### EXERCISE REQUIREMENTS
Skip all pictures, then copy the lines from the start of the data through the line with "from bokeh.resources import INLINE", keeping both ends.

Plotting code records
----------

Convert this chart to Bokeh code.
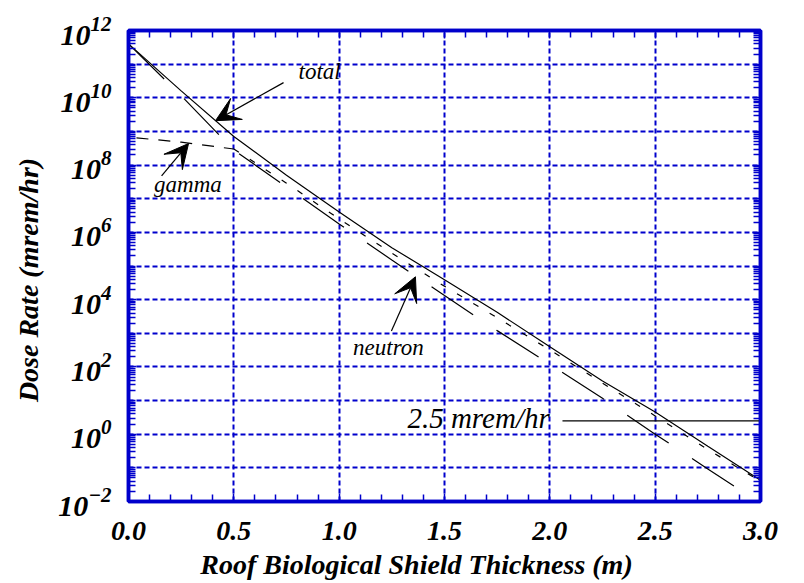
from bokeh.plotting import figure
from bokeh.models import (FixedTicker, LinearAxis, LogAxis, Arrow, VeeHead, Label,
                          ColumnDataSource, CustomJSTickFormatter, LogTickFormatter)
from bokeh.embed import file_html
from bokeh.resources import INLINE

# Roof shield thickness (m) and dose rates (mrem/hr)
thickness = [0.0, 0.25, 0.5, 0.75, 1.0, 1.25, 1.5, 1.75, 2.0, 2.25, 2.5, 2.75, 3.0]
total_dose = [4.0e11, 1.6e10, 7.1e8, 5.0e7, 4.0e6, 3.5e5, 3.9e4, 4.2e3, 4.0e2, 38.0, 4.6, 0.44, 0.043]
gamma_dose = [6.8e8, 4.8e8, 3.0e8, 2.9e7, 2.5e6, 2.4e5, 2.5e4, 2.9e3, 3.2e2, 33.0, 3.5, 0.35, 0.040]
neutron_dose = [4.0e11, 1.15e10, 2.8e8, 2.24e7, 1.78e6, 1.51e5, 1.32e4, 1.2e3, 1.2e2, 11.7, 1.0, 0.093, 0.0089]

dose_limit = 2.5  # mrem/hr

x_ticks = [0.0, 0.5, 1.0, 1.5, 2.0, 2.5, 3.0]
x_tick_labels = ["0.0", "0.5", "1.0", "1.5", "2.0", "2.5", "3.0"]
y_label_exponents = [-2, 0, 2, 4, 6, 8, 10, 12]

BLUE = "#0000cc"
SERIF = "Liberation Serif"

src = ColumnDataSource(dict(x=thickness, total=total_dose, gamma=gamma_dose, neutron=neutron_dose))

p = figure(width=804, height=583, x_range=(0, 3), y_range=(1e-2, 1e12),
           y_axis_type="log", output_backend="svg", toolbar_location=None,
           min_border_left=128, min_border_right=44, min_border_top=30, min_border_bottom=82)
p.background_fill_color = "white"
p.border_fill_color = "white"
p.outline_line_color = BLUE
p.outline_line_width = 3.5

# tick positions: labelled even decades, every other decade and 2..9 as minor ticks
x_minor = [round(0.1 * i, 1) for i in range(31) if i % 5 != 0]
y_major = [10.0 ** e for e in y_label_exponents]
y_minor = []
for e in range(-2, 12):
    for k in range(1, 10):
        if not (k == 1 and e in y_label_exponents):
            y_minor.append(k * 10.0 ** e)

xt = FixedTicker(ticks=x_ticks, minor_ticks=x_minor)
yt = FixedTicker(ticks=y_major, minor_ticks=y_minor)
blank = CustomJSTickFormatter(code="return ''")

def style_axis(ax, labels=True):
    ax.axis_line_color = BLUE
    ax.axis_line_width = 3.5
    ax.major_tick_line_color = BLUE
    ax.minor_tick_line_color = BLUE
    ax.major_tick_line_width = 1.5
    ax.minor_tick_line_width = 1.5
    ax.major_tick_in = 8
    ax.major_tick_out = 0
    ax.minor_tick_in = 7
    ax.minor_tick_out = 0
    if labels:
        ax.major_label_text_font = SERIF
        ax.major_label_text_font_style = "bold italic"
        ax.major_label_text_font_size = "28px"
        ax.major_label_text_color = "black"
        ax.axis_label_text_font = SERIF
        ax.axis_label_text_font_style = "bold italic"
        ax.axis_label_text_font_size = "28px"
        ax.axis_label_text_color = "black"
    else:
        ax.formatter = blank
        ax.major_label_standoff = 0

xa = p.xaxis[0]
xa.ticker = xt
xa.major_label_overrides = {t: s for t, s in zip(x_ticks, x_tick_labels)}
style_axis(xa)
xa.major_label_standoff = 20
xa.axis_label = "Roof   Biological   Shield   Thickness   (m)"
xa.axis_label_standoff = 6

ya = p.yaxis[0]
ya.ticker = yt
ya.formatter = LogTickFormatter()
style_axis(ya)
ya.major_label_text_font_size = "30px"
ya.major_label_standoff = 17
ya.axis_label = "Dose   Rate   (mrem/hr)"
ya.axis_label_standoff = 11

top = LinearAxis(ticker=xt)
style_axis(top, labels=False)
p.add_layout(top, "above")
right = LogAxis(ticker=yt)
style_axis(right, labels=False)
p.add_layout(right, "right")

p.xgrid.ticker = FixedTicker(ticks=[0.5, 1.0, 1.5, 2.0, 2.5])
p.ygrid.ticker = FixedTicker(ticks=[10.0 ** e for e in range(-1, 12)])
for g in (p.xgrid[0], p.ygrid[0]):
    g.grid_line_color = BLUE
    g.grid_line_width = 2
    g.grid_line_dash = "5 3"

# dose curves
p.line("x", "total", source=src, line_color="black", line_width=1.2)
p.line("x", "neutron", source=src, line_color="black", line_width=1.2, line_dash="50 28")
n_flat = thickness.index(0.5) + 1
p.line(thickness[:n_flat], gamma_dose[:n_flat], line_color="black", line_width=1.2,
       line_dash="12 10", line_dash_offset=14)
p.line(thickness[n_flat - 1:], gamma_dose[n_flat - 1:], line_color="black", line_width=1.2,
       line_dash="6 13")

# dose limit reference
p.segment(x0=2.06, x1=3.03, y0=dose_limit, y1=dose_limit, line_color="black", line_width=1.2)
p.add_layout(Label(x=1.324, y=1.0, text="2.5 mrem/hr", text_font=SERIF,
                   text_font_style="italic", text_font_size="29px", text_color="black"))

# curve annotations
def note(text, tx, ty, align, x0, y0, x1, y1):
    p.add_layout(Label(x=tx, y=ty, text=text, text_font=SERIF, text_font_style="italic",
                       text_font_size="23px", text_color="black", text_align=align))
    p.add_layout(Arrow(x_start=x0, y_start=y0, x_end=x1, y_end=y1, line_color="black",
                       line_width=1.2,
                       end=VeeHead(size=24, fill_color="black", line_color="black")))

note("total", 0.807, 10 ** 10.42, "left", 0.736, 10 ** 10.45, 0.413, 10 ** 9.32)
note("gamma", 0.282, 10 ** 7.05, "center", 0.157, 10 ** 7.68, 0.285, 10 ** 8.64)
note("neutron", 1.234, 10 ** 2.22, "center", 1.248, 10 ** 3.07, 1.362, 10 ** 4.68)

open("out.html", "w").write(file_html(p, INLINE))
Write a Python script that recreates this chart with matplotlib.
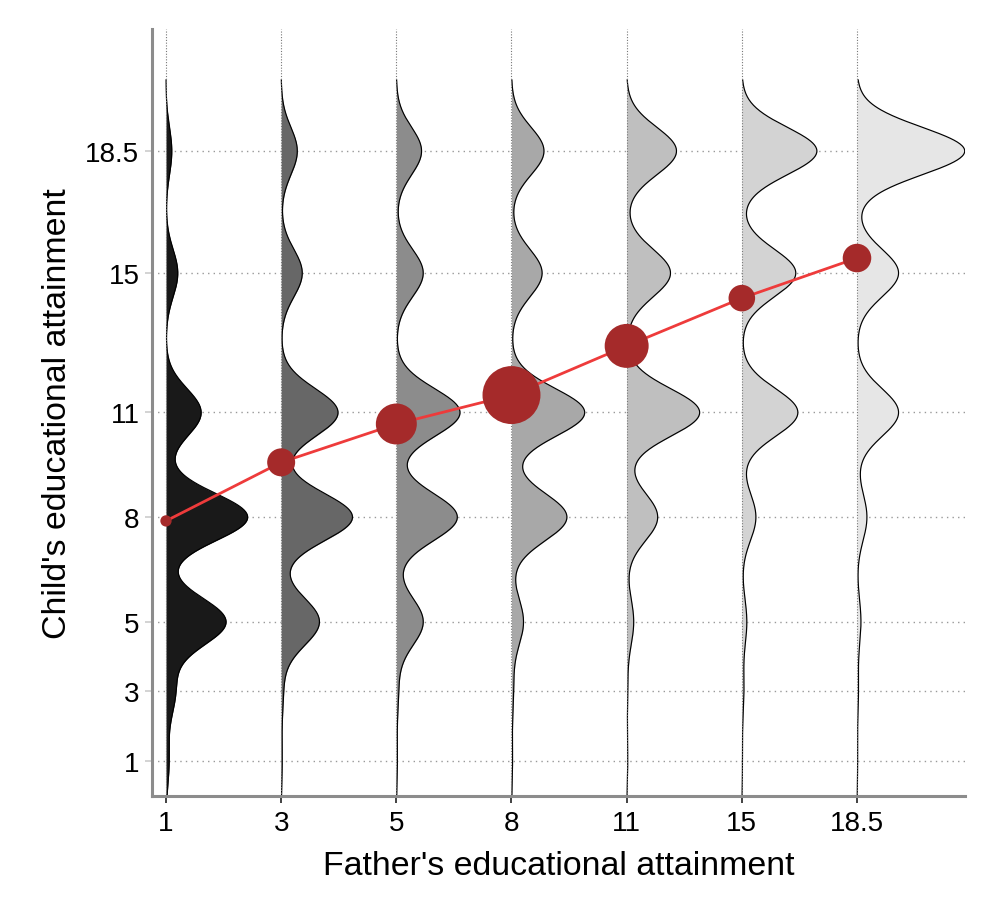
import numpy as np
import matplotlib
matplotlib.use("Agg")
import matplotlib.pyplot as plt

plt.rcParams["font.family"] = ["Liberation Sans", "DejaVu Sans"]

# attainment levels (years), used for both father and child
levels = [1, 3, 5, 8, 11, 15, 18.5]
level_labels = ["1", "3", "5", "8", "11", "15", "18.5"]

# share (%) of children at each attainment level, one list per father's level
child_share_f1 = [1.5, 4.5, 29.0, 39.5, 17.0, 5.7, 2.8]
child_share_f3 = [0.5, 1.0, 18.5, 34.5, 27.5, 10.2, 7.8]
child_share_f5 = [0.5, 1.0, 13.0, 29.5, 30.8, 13.0, 12.2]
child_share_f8 = [0.5, 1.0, 5.8, 26.8, 35.4, 14.8, 15.7]
child_share_f11 = [0.5, 0.5, 3.4, 15.0, 35.3, 21.2, 24.1]
child_share_f15 = [0.3, 1.0, 2.4, 6.8, 27.1, 26.1, 36.3]
child_share_f185 = [0.3, 0.7, 1.9, 4.8, 20.1, 20.1, 52.1]
child_shares = [child_share_f1, child_share_f3, child_share_f5, child_share_f8,
                child_share_f11, child_share_f15, child_share_f185]

# mean child attainment and relative number of fathers per father's level
child_mean = [7.89, 9.57, 10.67, 11.5, 12.91, 14.28, 15.43]
father_count = [32, 196, 420, 841, 484, 177, 204]


bw = 0.68
dens_scale = 3.06
grid = np.linspace(levels[0] - 3 * bw, levels[-1] + 3 * bw, 800)


def density(shares):
    w = np.array(shares) / np.sum(shares)
    d = np.zeros_like(grid)
    for wk, lv in zip(w, levels):
        d += wk * np.exp(-0.5 * ((grid - lv) / bw) ** 2)
    return d / (bw * np.sqrt(2 * np.pi))


# grey ramp like R's grey.colors(7, 0.1, 0.9)
g = np.linspace(0.1 ** 2.2, 0.9 ** 2.2, len(levels)) ** (1 / 2.2)
fills = [(v, v, v) for v in g]

fig = plt.figure(figsize=(9.96, 9.2), dpi=100)
ax = fig.add_axes([0.1526, 0.1337, 0.8163, 0.8337])

pos = np.arange(len(levels))
for i, shares in enumerate(child_shares):
    w = density(shares) * dens_scale
    ax.fill_betweenx(grid, pos[i], pos[i] + w, color=fills[i], lw=0, zorder=1)
    ax.plot(pos[i] + w, grid, color="black", lw=0.85, zorder=2)
    ax.axvline(pos[i], color="#777777", lw=0.8, ls=(0, (1, 1.5)), zorder=2.5)

ax.plot(pos, child_mean, color="#EE3B3B", lw=2, zorder=3)
ax.scatter(pos, child_mean, s=np.array(father_count) * 2.07, color="#A52A2A",
           lw=0, zorder=4)

ax.set_xlim(-0.1216, 6.938)
ax.set_ylim(0, 22)
ax.set_xticks(pos)
ax.set_xticklabels(level_labels)
ax.set_yticks(levels)
ax.set_yticklabels(level_labels)

ax.yaxis.grid(color="#999999", lw=1.0, ls=(0, (1, 3)))
ax.set_axisbelow(True)

for side in ["top", "right"]:
    ax.spines[side].set_visible(False)
for side in ["left", "bottom"]:
    ax.spines[side].set_color("#8c8c8c")
    ax.spines[side].set_linewidth(2.2)

ax.tick_params(axis="x", length=5, width=1.3, color="#333333", pad=5,
               labelsize=20)
ax.tick_params(axis="y", length=5, width=1.3, color="#d0d0d0", pad=4,
               labelsize=20)

ax.set_xlabel("Father's educational attainment", fontsize=24.4, labelpad=10)
ax.set_ylabel("Child's educational attainment", fontsize=24.4, labelpad=9)

plt.savefig("out.png", dpi=100)
plt.close()
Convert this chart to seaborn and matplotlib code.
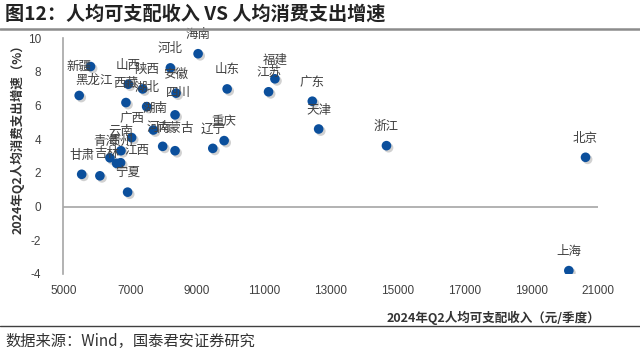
import numpy as np
import pandas as pd
import matplotlib
matplotlib.use("Agg")
import matplotlib.pyplot as plt
import matplotlib.patheffects as pe
from matplotlib.lines import Line2D
import seaborn as sns

# === Data ===
provinces = ["海南", "河北", "新疆", "黑龙江", "山西", "陕西", "安徽", "西藏",
             "湖北", "四川", "广西", "湖南", "河南", "内蒙古", "云南", "青海",
             "贵州", "江西", "甘肃", "吉林", "宁夏", "辽宁", "重庆", "山东",
             "福建", "江苏", "广东", "天津", "浙江", "北京", "上海"]
income = [9030, 8200, 5810, 5470, 6940, 7370, 8370, 6870,
          7490, 8340, 7040, 7690, 7970, 8340, 6720, 6390,
          6590, 6710, 5545, 6090, 6920, 9470, 9810, 9900,
          11330, 11140, 12450, 12640, 14670, 20630, 20130]
growth = [9.08, 8.24, 8.32, 6.60, 7.27, 6.99, 6.74, 6.18,
          5.94, 5.45, 4.10, 4.55, 3.58, 3.32, 3.32, 2.90,
          2.57, 2.61, 1.92, 1.83, 0.86, 3.46, 3.92, 6.99,
          7.59, 6.82, 6.26, 4.61, 3.62, 2.93, -3.80]

x_ticks = [5000, 7000, 9000, 11000, 13000, 15000, 17000, 19000, 21000]
y_ticks = [-4, -2, 0, 2, 4, 6, 8, 10]

# label placement (pixels from the dot); default is straight above
label_shift = {"新疆": (-12, 0), "黑龙江": (15, 15), "吉林": (7, 22),
               "青海": (-4, 16), "贵州": (4, 22), "江西": (16, 12),
               "内蒙古": (0, 22), "河南": (-4, 19), "四川": (3, 22),
               "湖南": (2, 22), "陕西": (4, 19)}

df = pd.DataFrame({"省份": provinces, "收入": income, "增速": growth})

sns.set_theme(style="white")
plt.rcParams["font.family"] = ["Noto Sans CJK SC", "DejaVu Sans"]

fig = plt.figure(figsize=(6.4, 3.54), dpi=100)
ax = fig.add_axes([0.0992, 0.226, 0.835, 0.666])

sns.scatterplot(data=df, x="收入", y="增速", ax=ax, s=48, color="#0b4f9c",
                edgecolor="none", zorder=3, legend=False)
ax.collections[0].set_path_effects([
    pe.SimplePatchShadow(offset=(1.5, -1.5), shadow_rgbFace="#9a9a9a", alpha=0.45),
    pe.Normal()])

for name, xv, yv in zip(provinces, income, growth):
    dx, dy = label_shift.get(name, (0, 19))
    ax.annotate(name, (xv, yv), xytext=(dx, dy), textcoords="offset pixels",
                ha="center", va="center", fontsize=9, color="#404040", zorder=4)

ax.set_xlim(5000, 21000)
ax.set_ylim(-4, 10)
ax.set_xticks(x_ticks)
ax.set_yticks(y_ticks)
ax.set_xticklabels([str(v) for v in x_ticks], family=["Liberation Sans"], fontsize=8.5)
ax.set_yticklabels([str(v) for v in y_ticks], family=["Liberation Sans"], fontsize=8.5)
ax.tick_params(axis="both", length=0, colors="#404040")
ax.tick_params(axis="x", pad=8)
ax.tick_params(axis="y", pad=16)

for side in ["top", "right", "bottom"]:
    ax.spines[side].set_visible(False)
ax.spines["left"].set_color("#a6a6a6")
ax.spines["left"].set_linewidth(1.2)
ax.axhline(0, color="#a6a6a6", lw=1.2, zorder=1)

ax.set_ylabel("2024年Q2人均消费支出增速（%）", fontsize=9, fontweight="bold", color="#333333")
ax.yaxis.set_label_coords(-0.072, 0.585)
ax.set_xlabel("2024年Q2人均可支配收入（元/季度）", fontsize=9, fontweight="bold",
              color="#333333", ha="right")
ax.xaxis.set_label_coords(1.004, -0.157)

fig.text(0.008, 1 - 14 / 354, "图12：人均可支配收入 VS 人均消费支出增速",
         fontsize=13.8, fontweight="bold", va="center", color="#222222")
fig.add_artist(Line2D([0, 1], [1 - 29 / 354] * 2, color="#8c8c8c", lw=1.8,
                      transform=fig.transFigure))
fig.add_artist(Line2D([0, 1], [1 - 326 / 354] * 2, color="#404040", lw=1.0,
                      transform=fig.transFigure))
fig.text(0.008, 1 - 341 / 354, "数据来源：Wind，国泰君安证券研究",
         fontsize=11, va="center", color="#333333")

fig.savefig("out.png", dpi=100)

----------

### THE RESPONSE
Convert this chart to Bokeh code.
from bokeh.plotting import figure
from bokeh.models import (FixedTicker, LinearAxis, LogAxis, Arrow, VeeHead, Label,
                          ColumnDataSource, CustomJSTickFormatter, LogTickFormatter)
from bokeh.embed import file_html
from bokeh.resources import INLINE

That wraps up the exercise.